It took several years for me to realise that there was something ‘different’ about me. Some of the other children at primary school were the first to point out that my skin was brown compared to theirs. I genuinely had not noticed until then. I had always just assumed that I was the same as everybody else. Thinking back now, my primary school (in the historic county of Middlesex which got absorbed into Greater London) was probably around 99% white at the time.
Then it all started to dawn on me gradually. My classmates’ grandmothers didn’t come to pick them up from school wearing colourful saris, didn’t get excited during Alphonso mango season, and didn’t take them on lengthy detours on the way back from Brent Cross shopping centre to procure samosas and Indian sweets.

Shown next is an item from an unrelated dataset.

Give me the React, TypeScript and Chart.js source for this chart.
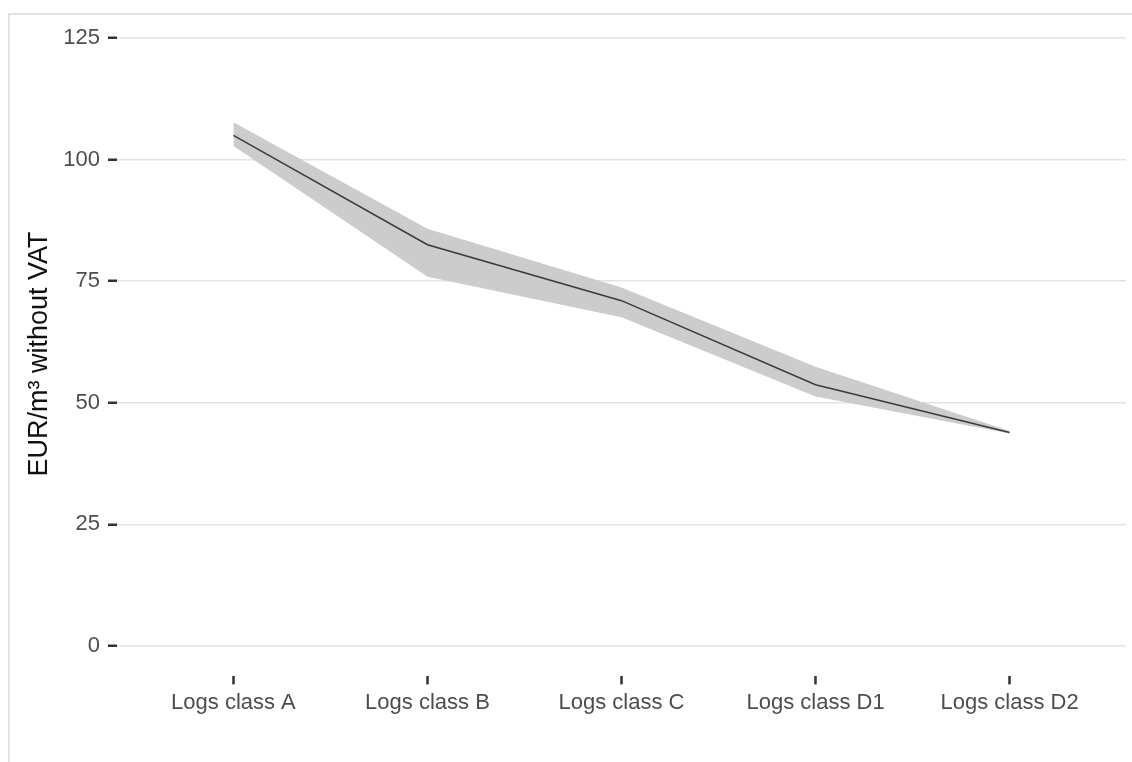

Once I did become aware of my mixed-race status, there was a period of time during which I was, perhaps, slightly embarrassed about it. I think this boiled down to the fact that I didn’t want to stand out as being different. I just wanted to blend in with the other kids.
I feel English. I always have. I was born in England. My surname is English. I consider my late father and his parents to have been very ‘middle England’. I didn’t set foot on Indian soil until I was in my 20s. My mother was born in India but came to England as a young child. She doesn’t speak any Indian languages. She speaks English with an English accent and she wears Western clothes. She was the only Indian pupil at her school when she started there (in the late 1950s), and her sister was the second. Consequently, she is a very anglicised Indian.
Even though the UK has become more and more diverse over the last few decades, looking a bit brown still means being asked where you’re from. People are never content with your first answer, and I do get exasperated by people thinking I am less English than them. They will follow up with a “Where are you from originally?” [Translation: brown people do not come from London, you cannot be telling the truth.] A (blue-eyed) school friend of mine, whose mother is Austrian, has never experienced this even though she is no more English than I am. The amount I’m complimented on my ‘tan’ still surprises (annoys) me too. [Me (silently): “Er, this is not actually a tan; it’s just my natural skin colour. Perhaps it has escaped your notice that skin comes in many different shades. Not just a) white and b) suntanned. Did you never see a Benetton advert?!”]. Oh well, I guess it just comes with the territory. There are pros and cons. My half-Austrian friend has never had her Englishness called into question, but I have never needed to go for a spray tan.
People have never been good at guessing what my mix is, and I enjoy being ethnically ambiguous. Everyone loves a guessing game, don’t they? I have been asked if I am: French, Spanish, Italian, Portuguese, Cuban, South American, Aborigine, Maori, or native American. Hours of fun. It has rarely happened (if ever) that anyone has correctly detected that I am half English and half Indian. This always used to make me feel exotic and mysterious, which I liked. As I got older, I learned that having an Indian half was something to be proud of and nothing to be embarrassed about. I like having an Indian half. It has enriched my life and it made me unique among my friends, in both the way I look and the perspective it gave me. I like the mix of cultures I have grown up with and I think it has made me an open-minded person.